Now, we will talk about the event driven architecture of QEMU, conceptually similar to javascript or node js event loop, but before we do so, it is worth pointing out how QEMU came to the current architecture of event loop we have today. First and foremost, for each and every VM that you create in your host, there is a QEMU process running in the host hosting it. So if you run 3 virtual machines, they will be 3 qemu process representing them. If the guest OS is shut down, this process will be destroyed/exited. Also, for convenience, a reboot can be performed without restarting the QEMU process, nevertheless it would be ok to just kill it and run it again.
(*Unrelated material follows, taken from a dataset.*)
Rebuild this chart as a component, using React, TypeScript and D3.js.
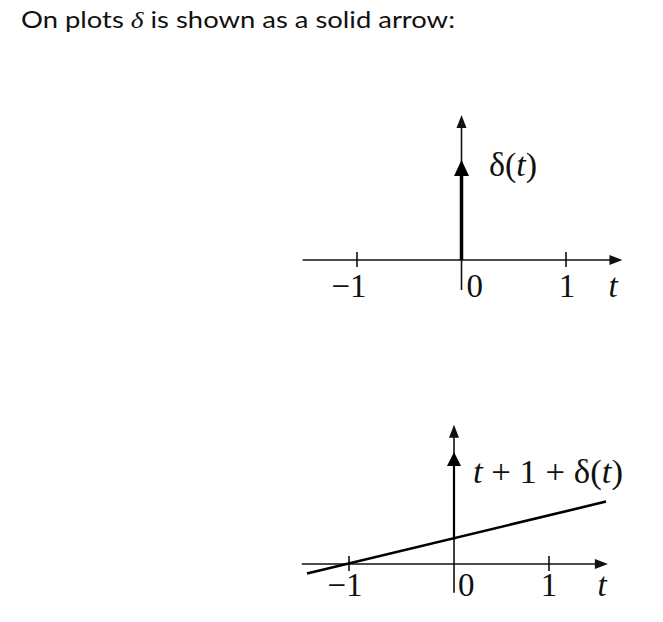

At the beginning, up to v0.15, there was no event loop yet: QEMU architecture v0.15

The cpu is executing guest code, and every 1ms, QEMU will poll for events, when a file descriptor (fd) becomes ready via the select() syscall, a timer expires, or a BH (Bottom halves are similar to timers that execute immediately, but have a lower overhead, and scheduling them is wait-free, thread-safe, and signal-safe), it will invokes a callback that responds to that event.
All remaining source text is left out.